Ian Bailie’s art direction, Seamus McGarvey’s vibrant cinematography that veers from the optimistic natural lighting of the English countryside to the bleak ambiance of the war, and Dario Marianelli’s breathtakingly sad score are all major assets in the film. None of these elements though could explain its devastating effect.

“Pride and Prejudice was a story about two characters that represent a better version of who we are. “Atonement is a film about two flawed lovers, no different than us.

Robbie and Cecilia deserve each other and perhaps in their failure to obtain this happiness, we recognize how our vision of this innocent, pure bliss has been distorted and extensively compromised through the years.

The concept of storytelling, and the omniscient role of the storyteller is the true heart of both the film and the novel. This theme is unveiled with the final ironic twist of the third act, but, and with multiple views, it becomes clear that Wright employs it in a way that goes beyond the last 15 minutes of the film.

Reality seemed too plain and inconsequential after watching the film. The love, pain and tears of McEwan’s world are too gripping and deeply haunting to be easily forgotten.

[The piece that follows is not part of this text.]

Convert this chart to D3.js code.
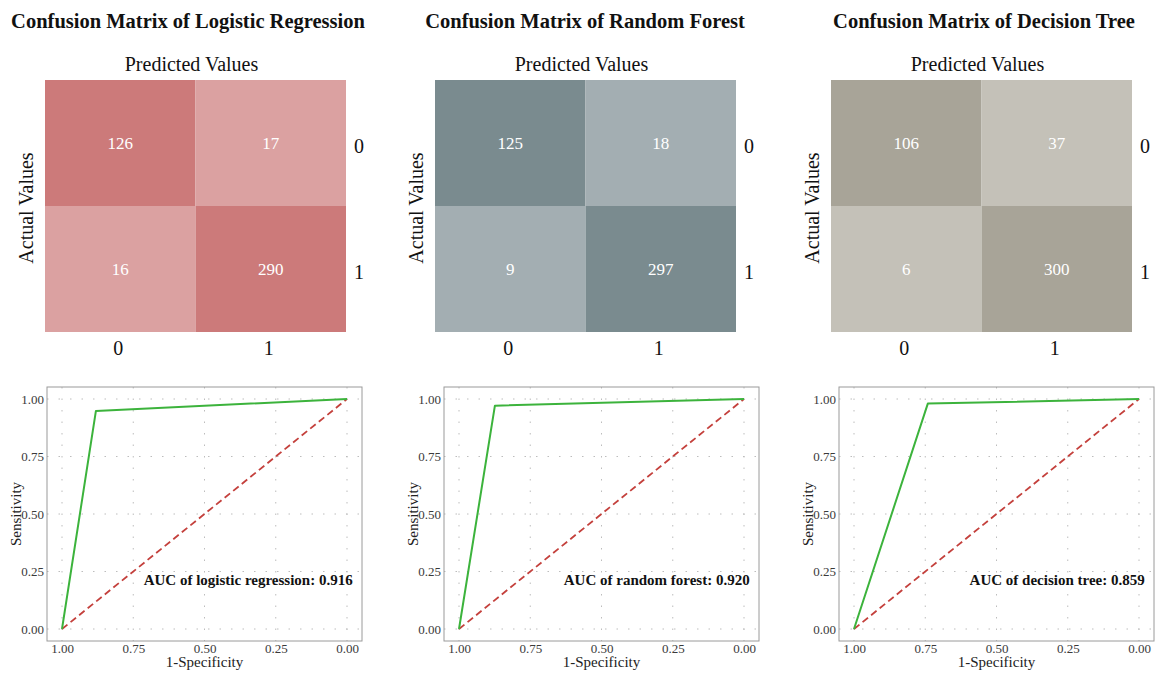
<!DOCTYPE html>
<html>
<head>
<meta charset="utf-8">
<script src="https://d3js.org/d3.v7.min.js"></script>
<style>
  body { margin: 0; background: #fff; }
  svg { display: block; font-family: "Liberation Serif", "Times New Roman", serif; }
</style>
</head>
<body>
<div id="chart"></div>
<script>
// Data
const modelTitles = ["Confusion Matrix of Logistic Regression", "Confusion Matrix of Random Forest", "Confusion Matrix of Decision Tree"];
const classLabels = ["0", "1"];
// confusion matrix cells, row-major: [actual0/pred0, actual0/pred1, actual1/pred0, actual1/pred1]
const cmValues = [
    [126, 17, 16, 290],
    [125, 18, 9, 297],
    [106, 37, 6, 300]
];
// ROC points (x axis is specificity, drawn reversed)
const rocSpecificity = [
    [1, 0.881, 0],
    [1, 0.874, 0],
    [1, 0.741, 0]
];
const rocSensitivity = [
    [0, 0.948, 1],
    [0, 0.971, 1],
    [0, 0.980, 1]
];
const aucLabels = ["AUC of logistic regression: 0.916", "AUC of random forest: 0.920", "AUC of decision tree: 0.859"];
const rocTicks = [1, 0.75, 0.5, 0.25, 0];

const palettes = [
    { correct: "#cc7a7a", wrong: "#dba1a1" },
    { correct: "#7a8b8f", wrong: "#a3aeb2" },
    { correct: "#a8a498", wrong: "#c4c1b8" }
];

const config = {
    width: 1157,
    height: 674,
    matrixLeft: [45, 435, 831],
    matrixTop: 80,
    matrixWidth: 301,
    matrixHeight: 252,
    titleCenter: [188, 585, 984],
    rocLeft: [47, 444, 839],
    rocTop: 387,
    rocWidth: 315,
    rocHeight: 254,
    pad: { x: 15, y: 12 }
};

const svg = d3.select("#chart").append("svg")
    .attr("width", config.width)
    .attr("height", config.height);

modelTitles.forEach((title, i) => {
    drawMatrix(i);
    drawRoc(i);
});

function drawMatrix(i) {
    const { matrixLeft, matrixTop, matrixWidth, matrixHeight, titleCenter } = config;
    const x0 = matrixLeft[i];
    const g = svg.append("g");

    const x = d3.scaleBand().domain(classLabels).range([x0, x0 + matrixWidth]);
    const y = d3.scaleBand().domain(classLabels).range([matrixTop, matrixTop + matrixHeight]);

    const cells = cmValues[i].map((v, k) => ({
        actual: classLabels[Math.floor(k / 2)],
        predicted: classLabels[k % 2],
        value: v
    }));

    // title
    g.append("text")
        .attr("x", titleCenter[i])
        .attr("y", 28)
        .attr("text-anchor", "middle")
        .attr("font-weight", "bold")
        .attr("font-size", 20.5)
        .attr("fill", "#111")
        .text(modelTitles[i]);

    g.append("text")
        .attr("x", x0 + matrixWidth / 2 - 4)
        .attr("y", 71)
        .attr("text-anchor", "middle")
        .attr("font-size", 20)
        .attr("fill", "#111")
        .text("Predicted Values");

    g.append("text")
        .attr("transform", `translate(${x0 - 12},${matrixTop + matrixHeight / 2 + 2}) rotate(-90)`)
        .attr("text-anchor", "middle")
        .attr("font-size", 20)
        .attr("fill", "#111")
        .text("Actual Values");

    g.selectAll(".cell")
        .data(cells)
        .join("rect")
        .attr("class", "cell")
        .attr("x", d => x(d.predicted))
        .attr("y", d => y(d.actual))
        .attr("width", x.bandwidth())
        .attr("height", y.bandwidth())
        .attr("fill", d => d.actual === d.predicted ? palettes[i].correct : palettes[i].wrong);

    g.selectAll(".cell-label")
        .data(cells)
        .join("text")
        .attr("class", "cell-label")
        .attr("x", d => x(d.predicted) + x.bandwidth() / 2)
        .attr("y", d => y(d.actual) + y.bandwidth() / 2 + 6)
        .attr("text-anchor", "middle")
        .attr("font-size", 17)
        .attr("fill", "#fff")
        .text(d => d.value);

    // row labels on the right
    g.selectAll(".row-label")
        .data(classLabels)
        .join("text")
        .attr("class", "row-label")
        .attr("x", x0 + matrixWidth + 13)
        .attr("y", d => y(d) + y.bandwidth() / 2 + 10)
        .attr("text-anchor", "middle")
        .attr("font-size", 20)
        .attr("fill", "#111")
        .text(d => d);

    // column labels below
    g.selectAll(".col-label")
        .data(classLabels)
        .join("text")
        .attr("class", "col-label")
        .attr("x", d => x(d) + x.bandwidth() / 2 - 2)
        .attr("y", matrixTop + matrixHeight + 23)
        .attr("text-anchor", "middle")
        .attr("font-size", 20)
        .attr("fill", "#111")
        .text(d => d);
}

function drawRoc(i) {
    const { rocLeft, rocTop, rocWidth, rocHeight, pad } = config;
    const left = rocLeft[i];
    const g = svg.append("g");

    const x = d3.scaleLinear().domain([1, 0]).range([left + pad.x, left + rocWidth - pad.x]);
    const y = d3.scaleLinear().domain([0, 1]).range([rocTop + rocHeight - pad.y, rocTop + pad.y]);

    // dotted grid
    g.selectAll(".vgrid")
        .data(rocTicks)
        .join("line")
        .attr("x1", d => x(d)).attr("x2", d => x(d))
        .attr("y1", rocTop).attr("y2", rocTop + rocHeight)
        .attr("stroke", "#bdbdbd")
        .attr("stroke-width", 1)
        .attr("stroke-dasharray", "1.5,10");

    g.selectAll(".hgrid")
        .data(rocTicks)
        .join("line")
        .attr("x1", left).attr("x2", left + rocWidth)
        .attr("y1", d => y(d)).attr("y2", d => y(d))
        .attr("stroke", "#bdbdbd")
        .attr("stroke-width", 1)
        .attr("stroke-dasharray", "1.5,10");

    // reference diagonal
    g.append("line")
        .attr("x1", x(1)).attr("y1", y(0))
        .attr("x2", x(0)).attr("y2", y(1))
        .attr("stroke", "#c4403c")
        .attr("stroke-width", 1.8)
        .attr("stroke-dasharray", "7,4");

    const pts = rocSpecificity[i].map((s, k) => [s, rocSensitivity[i][k]]);
    g.append("path")
        .datum(pts)
        .attr("fill", "none")
        .attr("stroke", "#3cb33c")
        .attr("stroke-width", 2)
        .attr("stroke-linejoin", "round")
        .attr("d", d3.line().x(d => x(d[0])).y(d => y(d[1])));

    g.append("rect")
        .attr("x", left).attr("y", rocTop)
        .attr("width", rocWidth).attr("height", rocHeight)
        .attr("fill", "none")
        .attr("stroke", "#9a9a9a")
        .attr("stroke-width", 1);

    // axes (labels only)
    const xAxis = g.append("g")
        .attr("transform", `translate(0,${rocTop + rocHeight})`)
        .call(d3.axisBottom(x).tickValues(rocTicks).tickFormat(d3.format(".2f")).tickSize(0).tickPadding(3));
    const yAxis = g.append("g")
        .attr("transform", `translate(${left},0)`)
        .call(d3.axisLeft(y).tickValues(rocTicks).tickFormat(d3.format(".2f")).tickSize(0).tickPadding(3));
    [xAxis, yAxis].forEach(a => {
        a.select(".domain").remove();
        a.selectAll("text")
            .attr("font-family", "Liberation Serif, serif")
            .attr("font-size", 13)
            .attr("fill", "#3a3a3a");
    });

    g.append("text")
        .attr("x", (x(1) + x(0)) / 2)
        .attr("y", rocTop + rocHeight + 26)
        .attr("text-anchor", "middle")
        .attr("font-size", 15)
        .attr("fill", "#222")
        .text("1-Specificity");

    g.append("text")
        .attr("transform", `translate(${left - 26},${(y(0) + y(1)) / 2}) rotate(-90)`)
        .attr("text-anchor", "middle")
        .attr("font-size", 15)
        .attr("fill", "#222")
        .text("Sensitivity");

    g.append("text")
        .attr("x", x(-0.02))
        .attr("y", y(0.19))
        .attr("text-anchor", "end")
        .attr("font-weight", "bold")
        .attr("font-size", 15)
        .attr("fill", "#111")
        .text(aucLabels[i]);
}
</script>
</body>
</html>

I stayed put in my seat at the movie theater for 0 minutes after the credits finished rolling, still chained by McEwan’s story. On the way back home, I closed my eyes and started playing the film in my head, an experience I haven’t managed to replicate since my regular long rides to school 15 years ago.

Very few films have had the same heartbreaking effect “Atonement left on me. It’s not a perfect picture and in terms of ambition and scope, “No Country for Old Men and “There Will Be Blood are, arguably, superior.

Still, the viewer is never the one who chooses their favorite films, it’s the other way round.